= Valentine Hepp =

Dutch theologian (1879–1950)

Valentijn Hepp (17 December 1879 – 20 August 1950), anglicised as Valentine Hepp, was a Dutch theologian.

Hepp was born in Rotterdam. He studied at the Vrije Universiteit Amsterdam, and was ordained as a minister in the Reformed Churches in 1904. In 1922 he was appointed Professor of Dogmatics at the Vrije Universiteit, succeeding Herman Bavinck. According to Jack Rogers and Donald McKim, he "shifted the emphasis to apologetics", following B. B. Warfield and the Princeton model.

Hepp went on an international speaking tour in 1924, in which he promoted the idea of an international Calvinist federation. He gave the Stone lectures at Princeton in 1930, published under the title Calvinism and the Philosophy of Nature. In it he expressed an agreement with the theology of the First Vatican Council, "that God could be known from the world of created reality through the natural light of reason." The lectures "promoted a total rethinking of the Earth’s age in geological terms," as Hepp rejected an old earth in favour of a literal six-day creation. He warmly recommended George McCready Price's views.
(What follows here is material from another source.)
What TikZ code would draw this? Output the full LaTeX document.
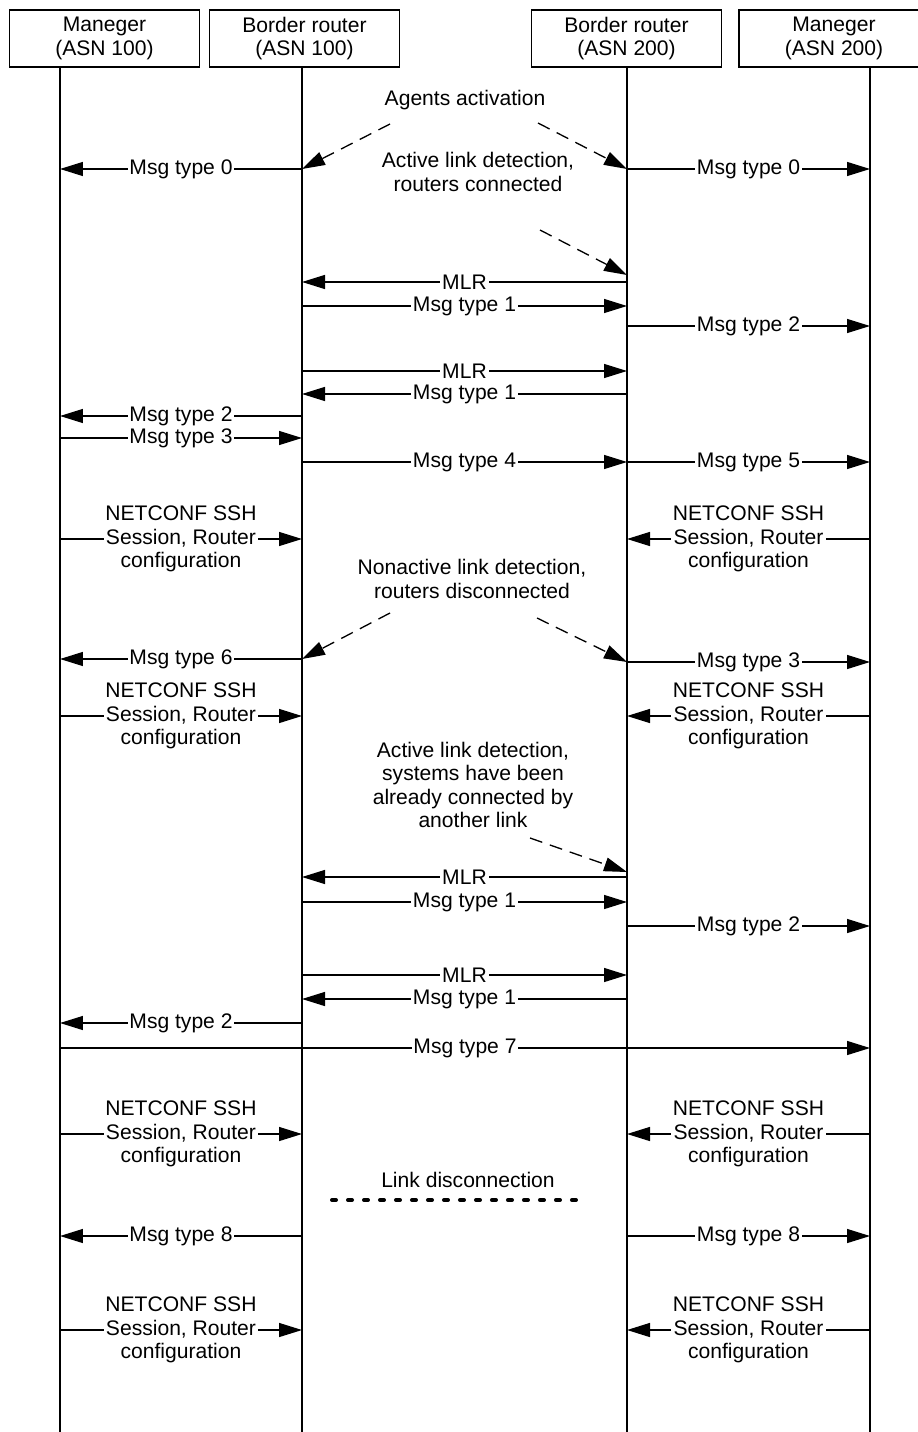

Hepp served on the VU faculty with D. H. Th. Vollenhoven and Herman Dooyeweerd, but increasingly found their Reformational philosophy "deformational" rather than "reformational", undermining the doctrine of Scripture and departing from the Three Forms of Unity. He also had a public dispute with Klaas Schilder: Hepp followed Abraham Kuyper's view of presumptive regeneration that "baptism sealed eternal election," while Schilder did not.

Hepp was the inaugural editor-in chief of De Reformatie magazine, established in 1920. He served in this role until conflicts among the editorial staff led him to resign in 1930.

Hepp served as Professor of Dogmatics at the VU from 1922 to 1945. He was succeeded by G. C. Berkouwer. Hepp's copy of the Corpus Reformatorum edition of John Calvin is now in the library of Westminster Theological Seminary.